(2 years, 11 months ago)
Lords ChamberI have had correspondence with these bodies. Certainly, in my other work I deal with the Food Standards Agency. It is very helpful and it links with government. If I may, I think I will now move on.
My Lords, I have a really practical question. Many people around the Committee have expressed the view that Parliament should have proper scrutiny and accountability, but, even on the Government’s own terms, I genuinely do not understand at what point people in the real world get to hear whether the deadline for the sunset has been extended. When it comes to food labels or workers’ rights, I know that the Minister personally understands that manufacturing companies, for example, cannot just turn things around overnight; they have to know what they are doing. This has a real impact in the real world, so how much notice will we be given, if the Government press ahead on these terms, on whether there is going to be an extension of the sunset clause?

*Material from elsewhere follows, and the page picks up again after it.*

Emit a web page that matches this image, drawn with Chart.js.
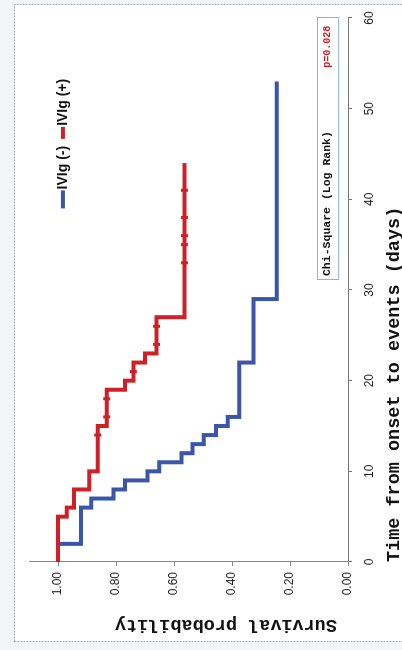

There is a process in place. The Minister explained earlier how it is working and that we will be giving more information, as we should. I was trying to reassure the Committee that, in advance of that, discussions are going on at official level, which I am sure will reassure people. There will be a process. Anything significant that needs to change will need to be the subject of a statutory instrument, which will come before the House in the normal way.
I am now going to move on to Amendment 17.
I do not believe it is a big reveal. It just underscores the sort of work that the Government are undertaking in parallel to inform better their decisions about whether to repeal or revoke EU law. The noble Baroness talks about undue burden. We are talking about the totality of burden on a particular sector. This may well reduce burdens by making more relevant legislation to control asbestos.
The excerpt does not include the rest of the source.